* _Instructions to follow_:
Pull out of the data below the stretch of lines bounded by the one containing "Write the Plotly code for this chart." and the one containing "trading-day axis (weekdays)", both bounds included, unchanged.

* _Items_:

————————

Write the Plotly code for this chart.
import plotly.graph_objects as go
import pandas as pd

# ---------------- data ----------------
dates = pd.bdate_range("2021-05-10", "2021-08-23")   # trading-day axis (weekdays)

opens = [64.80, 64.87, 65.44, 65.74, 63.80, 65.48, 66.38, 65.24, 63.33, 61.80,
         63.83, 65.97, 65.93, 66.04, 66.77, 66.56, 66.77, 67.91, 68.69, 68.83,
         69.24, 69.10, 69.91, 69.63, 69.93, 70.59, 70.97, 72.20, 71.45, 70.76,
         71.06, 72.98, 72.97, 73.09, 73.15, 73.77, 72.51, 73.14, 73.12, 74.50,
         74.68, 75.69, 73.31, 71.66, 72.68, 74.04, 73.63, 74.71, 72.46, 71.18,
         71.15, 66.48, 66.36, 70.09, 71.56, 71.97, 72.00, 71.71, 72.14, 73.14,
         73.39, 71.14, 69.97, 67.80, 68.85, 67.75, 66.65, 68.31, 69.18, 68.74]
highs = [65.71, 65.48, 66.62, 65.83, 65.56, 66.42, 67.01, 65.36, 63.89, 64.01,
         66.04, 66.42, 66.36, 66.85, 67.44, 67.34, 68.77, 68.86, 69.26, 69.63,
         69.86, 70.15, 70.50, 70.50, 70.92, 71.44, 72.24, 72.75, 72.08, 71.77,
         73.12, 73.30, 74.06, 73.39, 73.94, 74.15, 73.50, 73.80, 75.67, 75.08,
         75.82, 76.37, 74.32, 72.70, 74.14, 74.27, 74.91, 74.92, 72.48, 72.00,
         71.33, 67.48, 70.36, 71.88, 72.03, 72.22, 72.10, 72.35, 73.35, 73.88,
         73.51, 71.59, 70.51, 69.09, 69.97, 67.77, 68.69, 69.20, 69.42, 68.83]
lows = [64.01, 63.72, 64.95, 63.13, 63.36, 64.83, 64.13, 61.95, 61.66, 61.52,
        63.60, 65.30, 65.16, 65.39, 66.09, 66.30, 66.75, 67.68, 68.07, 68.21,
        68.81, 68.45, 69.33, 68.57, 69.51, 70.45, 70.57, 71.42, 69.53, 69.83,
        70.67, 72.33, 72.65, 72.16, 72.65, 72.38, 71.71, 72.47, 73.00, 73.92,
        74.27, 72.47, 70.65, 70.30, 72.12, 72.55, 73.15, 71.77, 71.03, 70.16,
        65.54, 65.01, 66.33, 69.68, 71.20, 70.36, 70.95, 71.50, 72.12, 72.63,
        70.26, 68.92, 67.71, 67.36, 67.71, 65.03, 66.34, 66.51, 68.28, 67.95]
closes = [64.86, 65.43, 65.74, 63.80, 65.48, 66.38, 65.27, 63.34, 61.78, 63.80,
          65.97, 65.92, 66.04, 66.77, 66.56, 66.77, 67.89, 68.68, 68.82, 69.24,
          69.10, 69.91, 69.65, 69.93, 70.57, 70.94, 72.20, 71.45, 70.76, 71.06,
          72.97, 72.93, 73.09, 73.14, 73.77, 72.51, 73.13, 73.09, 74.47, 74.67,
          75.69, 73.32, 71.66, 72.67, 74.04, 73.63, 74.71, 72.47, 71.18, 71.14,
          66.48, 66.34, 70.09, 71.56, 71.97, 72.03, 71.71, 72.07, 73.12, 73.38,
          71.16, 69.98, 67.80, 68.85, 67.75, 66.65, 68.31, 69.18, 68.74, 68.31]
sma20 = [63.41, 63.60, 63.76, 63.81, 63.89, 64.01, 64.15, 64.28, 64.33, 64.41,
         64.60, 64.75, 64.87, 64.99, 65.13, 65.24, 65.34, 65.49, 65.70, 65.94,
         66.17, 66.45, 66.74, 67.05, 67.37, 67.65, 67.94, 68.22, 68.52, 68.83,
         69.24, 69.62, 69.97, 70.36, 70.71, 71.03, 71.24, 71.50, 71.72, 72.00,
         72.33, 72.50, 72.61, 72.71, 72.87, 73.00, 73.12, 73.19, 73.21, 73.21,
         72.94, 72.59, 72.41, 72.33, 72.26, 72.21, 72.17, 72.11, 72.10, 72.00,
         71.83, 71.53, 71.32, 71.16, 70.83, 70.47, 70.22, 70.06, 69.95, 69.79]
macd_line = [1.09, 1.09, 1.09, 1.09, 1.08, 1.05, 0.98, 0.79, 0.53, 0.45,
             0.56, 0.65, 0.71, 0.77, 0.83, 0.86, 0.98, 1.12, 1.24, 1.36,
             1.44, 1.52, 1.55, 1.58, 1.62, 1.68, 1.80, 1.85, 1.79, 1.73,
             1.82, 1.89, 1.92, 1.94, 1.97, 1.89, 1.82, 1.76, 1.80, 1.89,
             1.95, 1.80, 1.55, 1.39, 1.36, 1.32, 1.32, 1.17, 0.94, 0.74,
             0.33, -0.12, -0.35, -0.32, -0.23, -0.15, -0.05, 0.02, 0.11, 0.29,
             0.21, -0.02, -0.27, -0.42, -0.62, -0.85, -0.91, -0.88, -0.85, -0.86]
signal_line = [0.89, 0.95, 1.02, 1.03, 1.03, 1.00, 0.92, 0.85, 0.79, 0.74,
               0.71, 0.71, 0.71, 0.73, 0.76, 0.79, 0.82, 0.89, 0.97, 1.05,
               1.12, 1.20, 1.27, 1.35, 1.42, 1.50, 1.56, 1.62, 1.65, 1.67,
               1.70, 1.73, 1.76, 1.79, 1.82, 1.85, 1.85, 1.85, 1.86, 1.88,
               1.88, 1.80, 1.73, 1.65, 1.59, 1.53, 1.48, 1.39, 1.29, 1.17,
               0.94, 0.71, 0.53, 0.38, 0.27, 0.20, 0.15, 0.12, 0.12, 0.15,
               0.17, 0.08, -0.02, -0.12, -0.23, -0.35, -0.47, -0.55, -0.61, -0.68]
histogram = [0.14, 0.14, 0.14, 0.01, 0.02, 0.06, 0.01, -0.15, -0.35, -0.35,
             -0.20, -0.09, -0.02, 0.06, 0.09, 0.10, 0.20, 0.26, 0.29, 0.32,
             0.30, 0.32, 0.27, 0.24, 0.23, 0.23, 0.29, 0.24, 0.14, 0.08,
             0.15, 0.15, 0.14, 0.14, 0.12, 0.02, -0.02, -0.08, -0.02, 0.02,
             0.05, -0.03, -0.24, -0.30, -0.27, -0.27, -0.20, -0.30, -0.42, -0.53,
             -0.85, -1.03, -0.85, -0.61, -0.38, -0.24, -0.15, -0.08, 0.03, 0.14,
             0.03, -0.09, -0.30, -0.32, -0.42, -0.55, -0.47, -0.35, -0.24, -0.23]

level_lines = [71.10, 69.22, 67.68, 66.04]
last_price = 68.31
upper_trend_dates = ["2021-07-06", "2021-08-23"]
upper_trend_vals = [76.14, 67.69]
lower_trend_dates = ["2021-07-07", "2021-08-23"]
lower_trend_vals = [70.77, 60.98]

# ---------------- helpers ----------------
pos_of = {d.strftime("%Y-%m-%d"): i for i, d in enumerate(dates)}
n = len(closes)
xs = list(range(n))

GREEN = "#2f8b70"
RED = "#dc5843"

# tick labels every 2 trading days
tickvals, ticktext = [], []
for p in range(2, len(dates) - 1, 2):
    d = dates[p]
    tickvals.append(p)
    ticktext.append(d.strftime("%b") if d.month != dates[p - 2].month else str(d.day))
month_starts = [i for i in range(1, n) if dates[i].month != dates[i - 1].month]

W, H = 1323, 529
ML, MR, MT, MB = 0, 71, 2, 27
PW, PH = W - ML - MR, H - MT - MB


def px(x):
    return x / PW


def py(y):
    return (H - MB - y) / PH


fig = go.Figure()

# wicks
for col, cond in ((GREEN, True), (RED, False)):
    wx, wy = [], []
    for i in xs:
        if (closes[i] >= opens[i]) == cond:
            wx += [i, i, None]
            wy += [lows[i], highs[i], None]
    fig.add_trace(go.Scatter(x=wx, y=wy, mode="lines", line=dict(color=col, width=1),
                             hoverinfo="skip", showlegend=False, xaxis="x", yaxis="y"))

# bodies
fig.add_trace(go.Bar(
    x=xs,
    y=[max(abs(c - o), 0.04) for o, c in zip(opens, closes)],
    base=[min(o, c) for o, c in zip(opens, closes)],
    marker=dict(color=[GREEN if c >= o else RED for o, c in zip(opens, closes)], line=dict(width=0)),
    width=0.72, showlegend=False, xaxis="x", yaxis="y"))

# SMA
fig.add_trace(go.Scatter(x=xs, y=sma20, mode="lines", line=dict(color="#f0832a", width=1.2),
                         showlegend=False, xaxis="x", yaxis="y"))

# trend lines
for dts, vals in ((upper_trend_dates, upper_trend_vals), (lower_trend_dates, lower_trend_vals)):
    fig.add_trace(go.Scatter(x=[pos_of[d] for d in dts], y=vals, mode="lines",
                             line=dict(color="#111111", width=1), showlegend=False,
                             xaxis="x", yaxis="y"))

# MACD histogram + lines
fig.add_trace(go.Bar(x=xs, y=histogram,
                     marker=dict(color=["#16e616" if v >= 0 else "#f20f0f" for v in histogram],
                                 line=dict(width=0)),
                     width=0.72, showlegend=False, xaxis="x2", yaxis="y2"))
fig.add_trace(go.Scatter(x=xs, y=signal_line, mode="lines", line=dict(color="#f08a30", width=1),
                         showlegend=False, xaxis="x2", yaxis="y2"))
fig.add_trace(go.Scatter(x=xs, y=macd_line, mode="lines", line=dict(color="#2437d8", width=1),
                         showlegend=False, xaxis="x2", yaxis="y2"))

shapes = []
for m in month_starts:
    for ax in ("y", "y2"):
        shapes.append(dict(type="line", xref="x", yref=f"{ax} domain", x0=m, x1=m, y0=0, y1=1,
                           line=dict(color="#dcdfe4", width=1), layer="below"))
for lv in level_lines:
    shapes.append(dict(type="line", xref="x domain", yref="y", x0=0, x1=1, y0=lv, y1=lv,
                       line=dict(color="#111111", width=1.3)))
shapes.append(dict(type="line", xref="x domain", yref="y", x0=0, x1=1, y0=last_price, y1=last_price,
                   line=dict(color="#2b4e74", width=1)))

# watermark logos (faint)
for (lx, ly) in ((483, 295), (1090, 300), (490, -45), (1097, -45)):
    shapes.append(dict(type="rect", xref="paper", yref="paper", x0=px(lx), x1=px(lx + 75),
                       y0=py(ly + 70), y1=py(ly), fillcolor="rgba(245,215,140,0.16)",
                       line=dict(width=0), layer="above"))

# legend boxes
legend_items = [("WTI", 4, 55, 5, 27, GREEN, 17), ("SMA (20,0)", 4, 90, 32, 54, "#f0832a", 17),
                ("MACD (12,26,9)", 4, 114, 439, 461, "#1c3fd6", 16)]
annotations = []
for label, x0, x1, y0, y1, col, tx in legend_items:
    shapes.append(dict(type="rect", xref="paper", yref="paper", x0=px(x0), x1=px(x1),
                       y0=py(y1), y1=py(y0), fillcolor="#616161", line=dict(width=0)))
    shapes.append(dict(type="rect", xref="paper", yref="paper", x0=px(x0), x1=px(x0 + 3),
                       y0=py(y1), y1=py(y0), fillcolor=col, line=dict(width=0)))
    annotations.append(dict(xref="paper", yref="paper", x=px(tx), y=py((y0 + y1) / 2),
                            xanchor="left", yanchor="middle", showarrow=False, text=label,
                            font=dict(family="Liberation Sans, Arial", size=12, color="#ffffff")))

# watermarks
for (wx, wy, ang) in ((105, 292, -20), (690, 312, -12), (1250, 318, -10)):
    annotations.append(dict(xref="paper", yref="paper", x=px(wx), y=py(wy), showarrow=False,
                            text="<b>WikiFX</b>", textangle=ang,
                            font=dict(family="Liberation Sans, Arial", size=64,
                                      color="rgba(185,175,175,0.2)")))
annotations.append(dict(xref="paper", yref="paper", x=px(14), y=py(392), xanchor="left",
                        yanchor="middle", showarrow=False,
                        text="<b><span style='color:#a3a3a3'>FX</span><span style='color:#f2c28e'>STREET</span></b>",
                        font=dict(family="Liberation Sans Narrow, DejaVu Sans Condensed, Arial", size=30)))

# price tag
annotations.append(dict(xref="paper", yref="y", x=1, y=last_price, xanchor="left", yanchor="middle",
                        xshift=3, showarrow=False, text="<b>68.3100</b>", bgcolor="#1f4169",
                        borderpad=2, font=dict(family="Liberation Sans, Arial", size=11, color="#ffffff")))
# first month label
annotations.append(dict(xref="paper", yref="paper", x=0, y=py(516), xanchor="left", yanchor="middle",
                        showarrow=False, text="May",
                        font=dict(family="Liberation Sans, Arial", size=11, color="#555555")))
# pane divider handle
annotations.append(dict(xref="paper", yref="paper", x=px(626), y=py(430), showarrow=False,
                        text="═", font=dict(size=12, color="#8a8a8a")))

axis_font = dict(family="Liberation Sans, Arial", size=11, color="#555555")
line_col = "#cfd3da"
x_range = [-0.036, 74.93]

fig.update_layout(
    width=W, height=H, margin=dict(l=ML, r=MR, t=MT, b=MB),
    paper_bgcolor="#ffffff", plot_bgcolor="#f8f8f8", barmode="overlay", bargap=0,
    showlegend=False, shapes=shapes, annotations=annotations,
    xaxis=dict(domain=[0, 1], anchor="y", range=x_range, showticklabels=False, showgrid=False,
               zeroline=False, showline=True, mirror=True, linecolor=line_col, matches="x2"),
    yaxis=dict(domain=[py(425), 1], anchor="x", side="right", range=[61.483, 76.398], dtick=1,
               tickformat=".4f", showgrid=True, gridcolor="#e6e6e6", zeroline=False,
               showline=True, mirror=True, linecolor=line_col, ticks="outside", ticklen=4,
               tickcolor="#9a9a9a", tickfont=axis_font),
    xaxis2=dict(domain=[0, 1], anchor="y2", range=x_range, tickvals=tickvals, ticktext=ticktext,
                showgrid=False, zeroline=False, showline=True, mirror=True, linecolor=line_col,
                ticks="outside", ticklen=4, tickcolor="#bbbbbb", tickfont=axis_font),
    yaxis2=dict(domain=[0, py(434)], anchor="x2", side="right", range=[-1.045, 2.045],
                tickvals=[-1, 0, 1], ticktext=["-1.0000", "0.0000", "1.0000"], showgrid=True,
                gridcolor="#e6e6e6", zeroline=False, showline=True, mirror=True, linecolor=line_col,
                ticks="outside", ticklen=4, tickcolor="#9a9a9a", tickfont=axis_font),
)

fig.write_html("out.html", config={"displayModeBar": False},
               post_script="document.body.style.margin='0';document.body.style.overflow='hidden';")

————————

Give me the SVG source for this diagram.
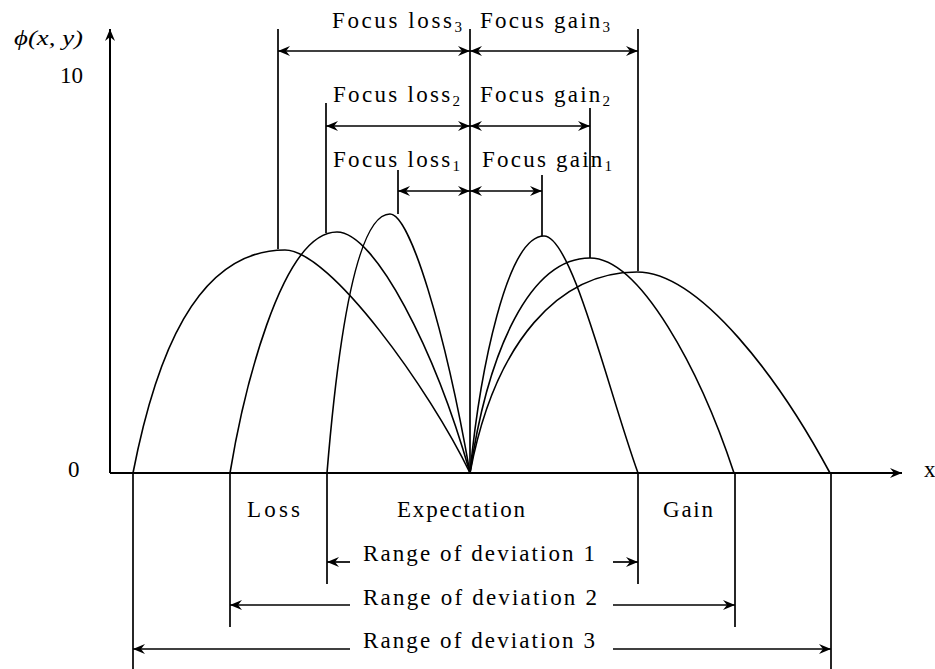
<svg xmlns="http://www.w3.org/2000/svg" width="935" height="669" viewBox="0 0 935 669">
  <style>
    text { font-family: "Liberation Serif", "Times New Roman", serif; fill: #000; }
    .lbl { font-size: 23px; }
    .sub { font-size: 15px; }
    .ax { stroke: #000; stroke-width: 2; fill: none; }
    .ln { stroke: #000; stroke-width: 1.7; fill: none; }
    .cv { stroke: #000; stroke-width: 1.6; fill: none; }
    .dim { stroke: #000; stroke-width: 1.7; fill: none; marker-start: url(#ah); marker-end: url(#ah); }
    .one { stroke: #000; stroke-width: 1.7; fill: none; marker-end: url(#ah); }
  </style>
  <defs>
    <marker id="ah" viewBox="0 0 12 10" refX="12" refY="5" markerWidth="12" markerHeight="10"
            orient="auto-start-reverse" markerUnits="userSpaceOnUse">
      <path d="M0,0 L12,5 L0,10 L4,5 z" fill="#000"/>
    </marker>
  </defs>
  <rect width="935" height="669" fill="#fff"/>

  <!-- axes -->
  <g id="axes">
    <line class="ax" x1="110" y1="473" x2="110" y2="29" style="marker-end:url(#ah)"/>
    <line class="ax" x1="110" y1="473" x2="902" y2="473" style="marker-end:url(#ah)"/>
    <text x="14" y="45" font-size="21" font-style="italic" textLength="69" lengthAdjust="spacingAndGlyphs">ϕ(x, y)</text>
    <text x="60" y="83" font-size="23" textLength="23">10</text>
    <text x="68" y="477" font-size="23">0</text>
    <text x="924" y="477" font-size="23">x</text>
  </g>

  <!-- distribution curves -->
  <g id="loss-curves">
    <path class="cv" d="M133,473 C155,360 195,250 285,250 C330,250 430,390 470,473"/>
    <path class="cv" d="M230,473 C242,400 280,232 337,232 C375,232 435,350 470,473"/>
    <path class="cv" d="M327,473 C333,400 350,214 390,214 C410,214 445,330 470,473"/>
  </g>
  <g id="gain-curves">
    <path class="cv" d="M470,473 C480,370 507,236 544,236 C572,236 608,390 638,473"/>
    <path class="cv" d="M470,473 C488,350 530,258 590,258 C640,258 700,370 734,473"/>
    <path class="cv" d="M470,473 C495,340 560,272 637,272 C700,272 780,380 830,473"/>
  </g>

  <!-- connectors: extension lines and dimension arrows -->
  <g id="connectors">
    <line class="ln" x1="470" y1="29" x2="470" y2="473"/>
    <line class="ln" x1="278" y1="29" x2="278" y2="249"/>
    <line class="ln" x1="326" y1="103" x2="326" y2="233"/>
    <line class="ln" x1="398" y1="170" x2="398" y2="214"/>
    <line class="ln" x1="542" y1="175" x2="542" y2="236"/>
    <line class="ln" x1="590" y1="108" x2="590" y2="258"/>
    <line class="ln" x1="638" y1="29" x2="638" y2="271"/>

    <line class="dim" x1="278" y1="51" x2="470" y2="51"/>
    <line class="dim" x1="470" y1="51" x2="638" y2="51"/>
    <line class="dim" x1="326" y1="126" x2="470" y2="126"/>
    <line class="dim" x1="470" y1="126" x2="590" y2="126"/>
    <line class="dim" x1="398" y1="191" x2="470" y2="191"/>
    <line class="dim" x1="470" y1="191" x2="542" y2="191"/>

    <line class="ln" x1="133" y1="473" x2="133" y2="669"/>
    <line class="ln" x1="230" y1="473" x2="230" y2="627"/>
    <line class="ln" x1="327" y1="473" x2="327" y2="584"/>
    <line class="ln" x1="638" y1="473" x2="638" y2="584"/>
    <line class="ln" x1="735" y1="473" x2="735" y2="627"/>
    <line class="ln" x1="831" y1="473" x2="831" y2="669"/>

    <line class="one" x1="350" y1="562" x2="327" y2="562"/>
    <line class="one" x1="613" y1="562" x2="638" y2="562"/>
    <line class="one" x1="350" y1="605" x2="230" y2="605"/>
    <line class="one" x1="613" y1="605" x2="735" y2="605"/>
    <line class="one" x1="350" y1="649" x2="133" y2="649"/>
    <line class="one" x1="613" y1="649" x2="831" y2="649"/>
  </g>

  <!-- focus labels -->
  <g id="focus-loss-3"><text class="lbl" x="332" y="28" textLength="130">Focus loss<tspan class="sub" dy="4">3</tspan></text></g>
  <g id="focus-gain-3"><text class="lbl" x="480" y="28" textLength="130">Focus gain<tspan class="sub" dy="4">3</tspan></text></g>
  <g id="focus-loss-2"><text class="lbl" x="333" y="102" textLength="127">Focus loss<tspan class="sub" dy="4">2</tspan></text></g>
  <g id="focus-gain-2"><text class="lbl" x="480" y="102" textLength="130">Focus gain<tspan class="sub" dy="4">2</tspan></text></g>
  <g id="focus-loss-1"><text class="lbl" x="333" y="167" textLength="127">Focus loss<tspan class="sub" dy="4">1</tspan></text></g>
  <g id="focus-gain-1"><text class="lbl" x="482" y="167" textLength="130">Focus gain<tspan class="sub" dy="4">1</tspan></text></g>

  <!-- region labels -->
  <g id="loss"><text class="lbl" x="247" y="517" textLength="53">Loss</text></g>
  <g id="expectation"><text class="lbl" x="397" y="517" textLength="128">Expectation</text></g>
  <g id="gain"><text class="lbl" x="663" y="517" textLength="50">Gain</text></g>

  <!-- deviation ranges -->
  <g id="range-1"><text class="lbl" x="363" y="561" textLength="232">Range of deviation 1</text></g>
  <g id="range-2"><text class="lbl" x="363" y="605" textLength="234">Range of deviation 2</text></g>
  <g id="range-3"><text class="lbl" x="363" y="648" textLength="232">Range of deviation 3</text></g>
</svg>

————————

* _Solution to this task_:
Write the Plotly code for this chart.
import plotly.graph_objects as go
import pandas as pd

# ---------------- data ----------------
dates = pd.bdate_range("2021-05-10", "2021-08-23")   # trading-day axis (weekdays)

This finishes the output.